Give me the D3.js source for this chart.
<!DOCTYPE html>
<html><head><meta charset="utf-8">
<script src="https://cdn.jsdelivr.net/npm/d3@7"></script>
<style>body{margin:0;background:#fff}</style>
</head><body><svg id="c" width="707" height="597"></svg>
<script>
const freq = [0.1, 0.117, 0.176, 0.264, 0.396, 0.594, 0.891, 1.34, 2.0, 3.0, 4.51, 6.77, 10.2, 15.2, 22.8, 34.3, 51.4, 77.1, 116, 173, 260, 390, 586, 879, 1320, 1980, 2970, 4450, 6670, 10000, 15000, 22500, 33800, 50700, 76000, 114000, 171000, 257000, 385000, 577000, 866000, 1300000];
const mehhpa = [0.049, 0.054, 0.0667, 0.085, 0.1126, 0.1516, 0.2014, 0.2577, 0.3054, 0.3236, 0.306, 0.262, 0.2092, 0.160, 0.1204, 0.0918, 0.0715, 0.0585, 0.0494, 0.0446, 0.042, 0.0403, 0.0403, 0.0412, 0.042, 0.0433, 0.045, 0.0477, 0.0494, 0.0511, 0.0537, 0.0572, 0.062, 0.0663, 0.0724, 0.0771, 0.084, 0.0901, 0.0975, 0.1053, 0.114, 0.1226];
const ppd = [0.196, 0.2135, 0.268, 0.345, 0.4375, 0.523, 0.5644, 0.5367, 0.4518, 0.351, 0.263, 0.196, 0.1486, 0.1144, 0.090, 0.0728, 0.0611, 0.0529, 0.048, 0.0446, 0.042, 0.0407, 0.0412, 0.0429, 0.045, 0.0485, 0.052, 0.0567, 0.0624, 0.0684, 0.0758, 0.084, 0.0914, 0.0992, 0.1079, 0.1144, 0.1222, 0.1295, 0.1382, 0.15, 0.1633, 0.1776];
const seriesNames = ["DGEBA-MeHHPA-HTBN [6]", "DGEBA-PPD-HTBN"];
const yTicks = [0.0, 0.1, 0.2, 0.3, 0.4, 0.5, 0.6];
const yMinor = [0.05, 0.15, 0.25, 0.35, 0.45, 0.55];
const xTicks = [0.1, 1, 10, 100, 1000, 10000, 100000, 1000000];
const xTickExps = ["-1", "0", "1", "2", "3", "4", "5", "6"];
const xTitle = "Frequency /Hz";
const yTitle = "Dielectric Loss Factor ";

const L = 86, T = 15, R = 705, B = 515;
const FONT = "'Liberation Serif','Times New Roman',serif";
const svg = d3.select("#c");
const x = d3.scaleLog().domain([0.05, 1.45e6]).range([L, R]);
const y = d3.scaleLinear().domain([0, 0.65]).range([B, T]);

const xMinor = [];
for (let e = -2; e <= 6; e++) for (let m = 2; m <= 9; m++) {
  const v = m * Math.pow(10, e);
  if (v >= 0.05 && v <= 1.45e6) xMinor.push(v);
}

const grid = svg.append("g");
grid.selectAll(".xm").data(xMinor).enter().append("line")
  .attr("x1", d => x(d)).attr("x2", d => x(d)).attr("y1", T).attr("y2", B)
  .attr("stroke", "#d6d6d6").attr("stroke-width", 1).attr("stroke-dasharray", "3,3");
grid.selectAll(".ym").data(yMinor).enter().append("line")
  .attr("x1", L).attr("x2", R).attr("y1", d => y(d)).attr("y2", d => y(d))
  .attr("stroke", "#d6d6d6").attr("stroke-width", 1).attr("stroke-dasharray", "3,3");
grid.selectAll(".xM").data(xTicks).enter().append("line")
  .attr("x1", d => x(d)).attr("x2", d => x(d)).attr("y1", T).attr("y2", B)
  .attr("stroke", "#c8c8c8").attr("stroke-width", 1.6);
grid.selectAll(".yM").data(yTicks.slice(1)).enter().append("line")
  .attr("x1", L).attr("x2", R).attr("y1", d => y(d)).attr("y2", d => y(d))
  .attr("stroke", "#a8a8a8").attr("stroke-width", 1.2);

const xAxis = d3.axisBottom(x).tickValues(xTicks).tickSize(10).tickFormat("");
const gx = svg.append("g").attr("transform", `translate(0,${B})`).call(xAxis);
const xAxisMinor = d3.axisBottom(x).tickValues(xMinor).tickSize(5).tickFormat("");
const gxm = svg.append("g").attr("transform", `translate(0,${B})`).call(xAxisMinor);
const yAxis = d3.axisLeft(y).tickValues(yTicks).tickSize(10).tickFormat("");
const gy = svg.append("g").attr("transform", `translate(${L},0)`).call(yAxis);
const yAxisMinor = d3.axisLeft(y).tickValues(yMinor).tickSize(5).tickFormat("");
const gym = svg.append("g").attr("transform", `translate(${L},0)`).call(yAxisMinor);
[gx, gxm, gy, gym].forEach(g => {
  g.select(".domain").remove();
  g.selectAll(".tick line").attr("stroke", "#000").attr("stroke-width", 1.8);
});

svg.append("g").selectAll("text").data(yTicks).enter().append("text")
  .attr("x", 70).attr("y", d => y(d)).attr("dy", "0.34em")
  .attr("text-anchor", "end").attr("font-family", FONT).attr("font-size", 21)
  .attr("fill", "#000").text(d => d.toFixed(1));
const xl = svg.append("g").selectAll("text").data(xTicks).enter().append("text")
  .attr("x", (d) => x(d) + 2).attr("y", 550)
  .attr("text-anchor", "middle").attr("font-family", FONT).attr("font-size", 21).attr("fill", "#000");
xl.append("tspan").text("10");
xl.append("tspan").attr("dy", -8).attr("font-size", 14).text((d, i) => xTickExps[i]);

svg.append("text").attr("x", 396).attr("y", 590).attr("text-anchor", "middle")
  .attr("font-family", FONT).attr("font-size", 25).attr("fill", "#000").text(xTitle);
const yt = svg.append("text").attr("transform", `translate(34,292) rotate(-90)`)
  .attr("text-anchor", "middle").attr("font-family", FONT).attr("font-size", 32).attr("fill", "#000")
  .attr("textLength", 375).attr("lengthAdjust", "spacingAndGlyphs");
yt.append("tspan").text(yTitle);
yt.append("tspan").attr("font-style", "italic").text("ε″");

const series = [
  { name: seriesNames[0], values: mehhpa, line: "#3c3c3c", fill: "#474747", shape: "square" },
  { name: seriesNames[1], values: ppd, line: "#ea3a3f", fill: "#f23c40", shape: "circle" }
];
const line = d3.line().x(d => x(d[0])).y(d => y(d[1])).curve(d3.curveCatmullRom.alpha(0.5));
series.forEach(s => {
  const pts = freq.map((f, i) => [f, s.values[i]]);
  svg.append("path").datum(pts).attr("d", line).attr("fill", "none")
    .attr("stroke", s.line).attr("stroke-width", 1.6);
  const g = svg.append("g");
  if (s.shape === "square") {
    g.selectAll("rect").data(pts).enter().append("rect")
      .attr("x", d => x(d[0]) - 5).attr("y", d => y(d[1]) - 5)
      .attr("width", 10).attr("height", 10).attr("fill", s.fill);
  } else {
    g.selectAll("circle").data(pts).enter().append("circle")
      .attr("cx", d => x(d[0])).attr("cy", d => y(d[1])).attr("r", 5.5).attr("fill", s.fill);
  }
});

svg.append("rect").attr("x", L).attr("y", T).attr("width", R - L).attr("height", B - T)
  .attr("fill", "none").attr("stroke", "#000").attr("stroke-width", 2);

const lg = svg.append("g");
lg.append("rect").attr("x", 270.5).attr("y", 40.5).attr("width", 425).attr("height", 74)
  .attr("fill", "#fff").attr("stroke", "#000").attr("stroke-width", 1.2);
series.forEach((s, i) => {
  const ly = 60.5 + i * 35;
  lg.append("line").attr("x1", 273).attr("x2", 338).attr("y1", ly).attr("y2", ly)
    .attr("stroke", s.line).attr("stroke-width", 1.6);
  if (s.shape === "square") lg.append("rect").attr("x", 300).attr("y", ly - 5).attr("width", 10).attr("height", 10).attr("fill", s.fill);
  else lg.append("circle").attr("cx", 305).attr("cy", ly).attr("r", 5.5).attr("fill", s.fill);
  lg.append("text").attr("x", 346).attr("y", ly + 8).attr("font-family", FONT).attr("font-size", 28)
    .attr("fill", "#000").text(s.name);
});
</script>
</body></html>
————
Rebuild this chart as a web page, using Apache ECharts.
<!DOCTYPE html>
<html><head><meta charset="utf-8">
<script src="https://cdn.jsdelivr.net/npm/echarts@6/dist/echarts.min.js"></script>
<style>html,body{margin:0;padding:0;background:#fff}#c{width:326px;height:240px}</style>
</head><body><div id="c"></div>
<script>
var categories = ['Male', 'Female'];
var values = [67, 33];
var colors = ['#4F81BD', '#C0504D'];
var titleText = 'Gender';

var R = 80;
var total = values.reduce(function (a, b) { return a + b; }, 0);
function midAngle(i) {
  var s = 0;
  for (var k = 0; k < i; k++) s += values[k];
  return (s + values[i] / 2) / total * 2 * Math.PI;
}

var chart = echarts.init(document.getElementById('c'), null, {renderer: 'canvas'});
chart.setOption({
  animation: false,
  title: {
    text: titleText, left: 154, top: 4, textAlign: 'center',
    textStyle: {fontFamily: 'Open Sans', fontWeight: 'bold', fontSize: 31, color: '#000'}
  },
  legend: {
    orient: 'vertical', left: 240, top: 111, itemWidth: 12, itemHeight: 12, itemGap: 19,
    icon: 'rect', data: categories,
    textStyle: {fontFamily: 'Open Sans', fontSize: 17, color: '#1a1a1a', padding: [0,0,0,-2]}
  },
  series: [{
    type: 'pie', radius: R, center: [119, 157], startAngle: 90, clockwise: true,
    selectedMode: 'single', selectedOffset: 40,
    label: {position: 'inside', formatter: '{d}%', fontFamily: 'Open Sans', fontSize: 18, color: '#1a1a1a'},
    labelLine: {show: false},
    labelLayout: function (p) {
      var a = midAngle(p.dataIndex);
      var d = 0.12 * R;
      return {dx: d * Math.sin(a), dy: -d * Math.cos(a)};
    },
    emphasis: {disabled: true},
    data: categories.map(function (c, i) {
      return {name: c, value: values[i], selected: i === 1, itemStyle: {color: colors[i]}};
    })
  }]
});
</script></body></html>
————
## What is required
Search the entries for "this" and copy out each line that has it.

## Completed exercise
Give me the D3.js source for this chart.
Rebuild this chart as a web page, using Apache ECharts.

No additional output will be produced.